## GIVEN REQUEST
Omit pictures and quote the listing below line by line, from its start through the line that holds "import * as".
**********
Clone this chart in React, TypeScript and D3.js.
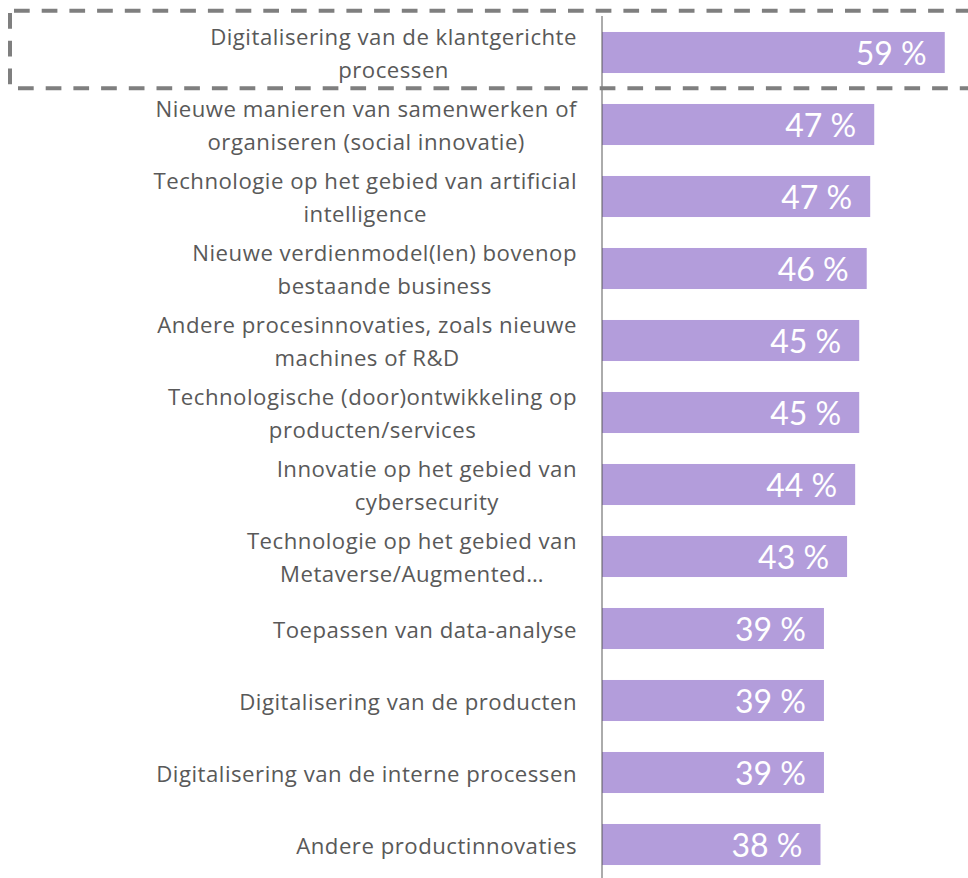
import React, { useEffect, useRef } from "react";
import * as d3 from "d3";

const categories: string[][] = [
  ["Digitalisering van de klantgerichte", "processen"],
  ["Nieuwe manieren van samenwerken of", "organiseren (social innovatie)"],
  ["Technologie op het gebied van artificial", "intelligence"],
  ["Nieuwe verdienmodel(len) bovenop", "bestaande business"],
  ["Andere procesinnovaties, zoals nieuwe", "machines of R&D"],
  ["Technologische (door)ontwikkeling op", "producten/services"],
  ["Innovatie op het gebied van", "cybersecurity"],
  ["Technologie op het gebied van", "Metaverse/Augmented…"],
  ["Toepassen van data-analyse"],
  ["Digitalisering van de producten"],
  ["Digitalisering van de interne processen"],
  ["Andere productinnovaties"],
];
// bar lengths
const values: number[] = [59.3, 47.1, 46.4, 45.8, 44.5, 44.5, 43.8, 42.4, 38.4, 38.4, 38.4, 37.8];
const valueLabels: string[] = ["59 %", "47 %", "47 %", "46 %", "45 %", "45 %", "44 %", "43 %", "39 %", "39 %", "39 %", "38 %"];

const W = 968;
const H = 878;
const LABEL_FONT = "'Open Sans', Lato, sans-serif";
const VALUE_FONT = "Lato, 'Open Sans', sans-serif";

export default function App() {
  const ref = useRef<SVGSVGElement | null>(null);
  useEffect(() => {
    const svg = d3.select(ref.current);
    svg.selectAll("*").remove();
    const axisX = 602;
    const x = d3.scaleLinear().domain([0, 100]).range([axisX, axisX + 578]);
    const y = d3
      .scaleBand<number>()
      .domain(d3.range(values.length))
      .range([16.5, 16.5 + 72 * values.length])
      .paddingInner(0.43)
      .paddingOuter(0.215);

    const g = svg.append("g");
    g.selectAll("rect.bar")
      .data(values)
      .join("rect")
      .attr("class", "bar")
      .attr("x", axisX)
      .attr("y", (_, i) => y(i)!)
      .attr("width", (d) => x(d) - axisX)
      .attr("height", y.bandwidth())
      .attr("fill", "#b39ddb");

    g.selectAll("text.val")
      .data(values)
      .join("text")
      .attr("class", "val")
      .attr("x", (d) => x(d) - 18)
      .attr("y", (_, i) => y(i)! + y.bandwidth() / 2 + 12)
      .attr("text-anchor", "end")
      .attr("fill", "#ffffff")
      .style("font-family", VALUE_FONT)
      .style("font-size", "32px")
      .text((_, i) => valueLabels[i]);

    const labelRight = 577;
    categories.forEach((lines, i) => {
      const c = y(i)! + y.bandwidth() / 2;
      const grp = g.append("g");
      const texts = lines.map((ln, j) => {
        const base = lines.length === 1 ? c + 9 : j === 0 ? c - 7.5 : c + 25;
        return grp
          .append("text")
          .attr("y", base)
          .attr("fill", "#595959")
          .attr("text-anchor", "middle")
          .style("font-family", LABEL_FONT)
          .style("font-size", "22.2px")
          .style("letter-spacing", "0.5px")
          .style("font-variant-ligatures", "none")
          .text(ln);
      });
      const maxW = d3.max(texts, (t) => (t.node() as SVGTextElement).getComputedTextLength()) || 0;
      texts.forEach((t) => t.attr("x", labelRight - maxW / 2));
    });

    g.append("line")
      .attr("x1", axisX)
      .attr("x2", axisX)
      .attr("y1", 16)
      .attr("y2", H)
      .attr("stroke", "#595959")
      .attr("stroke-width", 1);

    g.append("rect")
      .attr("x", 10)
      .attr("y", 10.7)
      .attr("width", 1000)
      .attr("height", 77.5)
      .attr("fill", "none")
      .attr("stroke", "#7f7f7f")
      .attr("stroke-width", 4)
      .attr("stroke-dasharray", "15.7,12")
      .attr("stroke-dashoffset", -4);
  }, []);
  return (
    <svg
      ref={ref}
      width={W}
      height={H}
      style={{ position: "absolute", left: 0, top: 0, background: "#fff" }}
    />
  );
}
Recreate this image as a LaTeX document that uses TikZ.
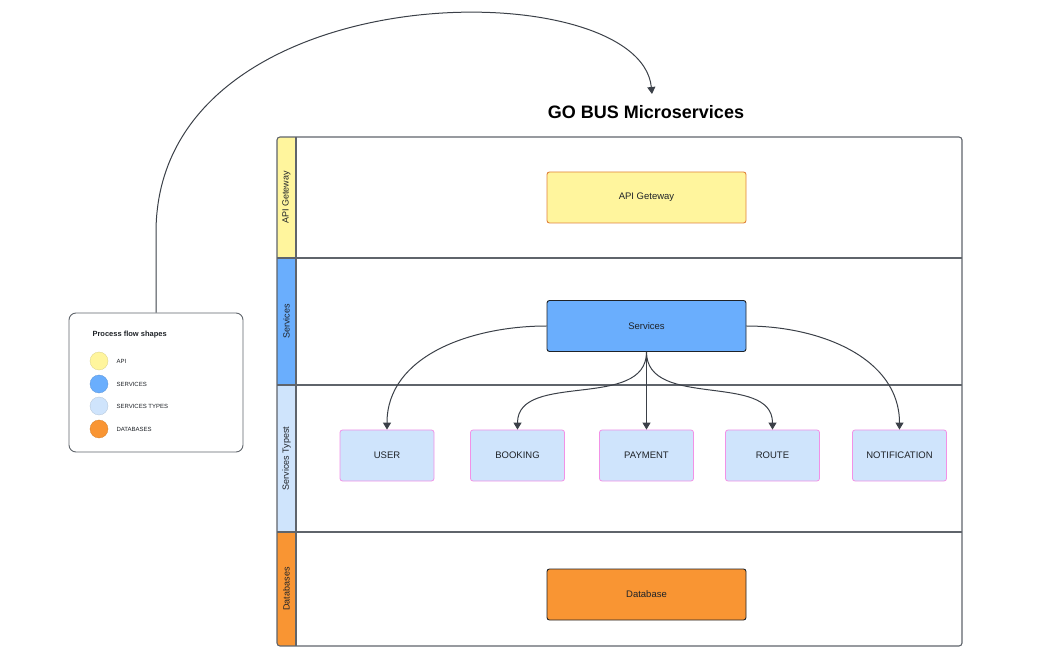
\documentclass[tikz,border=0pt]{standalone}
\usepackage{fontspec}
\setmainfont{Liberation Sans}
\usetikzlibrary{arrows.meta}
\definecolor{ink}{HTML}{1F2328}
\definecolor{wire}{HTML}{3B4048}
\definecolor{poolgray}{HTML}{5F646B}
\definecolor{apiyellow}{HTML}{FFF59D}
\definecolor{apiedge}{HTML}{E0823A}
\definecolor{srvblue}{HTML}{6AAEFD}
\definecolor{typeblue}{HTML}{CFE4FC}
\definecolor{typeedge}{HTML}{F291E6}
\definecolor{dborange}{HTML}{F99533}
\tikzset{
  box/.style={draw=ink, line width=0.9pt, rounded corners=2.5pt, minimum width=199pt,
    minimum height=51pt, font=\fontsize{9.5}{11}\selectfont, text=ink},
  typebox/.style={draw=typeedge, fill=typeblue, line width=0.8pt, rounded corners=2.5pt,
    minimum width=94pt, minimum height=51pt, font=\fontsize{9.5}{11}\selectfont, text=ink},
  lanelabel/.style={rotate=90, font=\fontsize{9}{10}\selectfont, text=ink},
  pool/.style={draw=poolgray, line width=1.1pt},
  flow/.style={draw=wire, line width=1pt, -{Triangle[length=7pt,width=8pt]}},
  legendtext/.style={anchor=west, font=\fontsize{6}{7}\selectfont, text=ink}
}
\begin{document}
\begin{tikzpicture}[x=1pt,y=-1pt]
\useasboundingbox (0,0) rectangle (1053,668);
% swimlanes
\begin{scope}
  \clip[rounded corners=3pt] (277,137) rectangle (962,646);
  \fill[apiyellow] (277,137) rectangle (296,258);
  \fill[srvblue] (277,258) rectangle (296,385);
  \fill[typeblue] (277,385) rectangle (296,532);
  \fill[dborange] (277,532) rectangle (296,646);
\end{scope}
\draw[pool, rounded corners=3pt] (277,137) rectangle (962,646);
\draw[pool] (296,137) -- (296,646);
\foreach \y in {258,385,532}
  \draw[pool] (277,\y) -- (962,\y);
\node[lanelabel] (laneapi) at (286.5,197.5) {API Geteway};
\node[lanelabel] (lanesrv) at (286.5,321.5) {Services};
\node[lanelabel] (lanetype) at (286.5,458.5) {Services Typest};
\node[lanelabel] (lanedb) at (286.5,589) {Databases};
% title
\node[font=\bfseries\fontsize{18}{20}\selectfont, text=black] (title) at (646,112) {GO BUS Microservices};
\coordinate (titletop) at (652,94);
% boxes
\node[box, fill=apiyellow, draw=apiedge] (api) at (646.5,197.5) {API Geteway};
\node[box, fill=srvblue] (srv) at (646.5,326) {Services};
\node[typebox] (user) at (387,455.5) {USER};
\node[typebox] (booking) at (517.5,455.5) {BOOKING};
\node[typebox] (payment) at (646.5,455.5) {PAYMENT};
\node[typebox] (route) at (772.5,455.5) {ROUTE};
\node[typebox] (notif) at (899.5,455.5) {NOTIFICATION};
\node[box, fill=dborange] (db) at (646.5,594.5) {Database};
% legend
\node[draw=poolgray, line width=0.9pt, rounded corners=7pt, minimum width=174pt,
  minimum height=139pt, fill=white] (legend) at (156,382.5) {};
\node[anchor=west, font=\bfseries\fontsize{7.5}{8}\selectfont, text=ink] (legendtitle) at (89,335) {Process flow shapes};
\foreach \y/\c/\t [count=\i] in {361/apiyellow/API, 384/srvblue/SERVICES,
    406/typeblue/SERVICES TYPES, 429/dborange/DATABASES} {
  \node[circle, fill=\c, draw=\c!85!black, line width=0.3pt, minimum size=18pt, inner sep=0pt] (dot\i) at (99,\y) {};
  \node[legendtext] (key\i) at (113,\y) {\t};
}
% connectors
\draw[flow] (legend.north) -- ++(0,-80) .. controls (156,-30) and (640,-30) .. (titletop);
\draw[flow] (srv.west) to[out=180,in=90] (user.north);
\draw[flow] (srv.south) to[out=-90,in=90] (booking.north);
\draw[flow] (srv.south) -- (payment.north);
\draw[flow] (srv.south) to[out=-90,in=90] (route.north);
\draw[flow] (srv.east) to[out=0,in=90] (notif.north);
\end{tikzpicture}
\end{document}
**********
## ANSWER
Clone this chart in React, TypeScript and D3.js.
import React, { useEffect, useRef } from "react";
import * as d3 from "d3";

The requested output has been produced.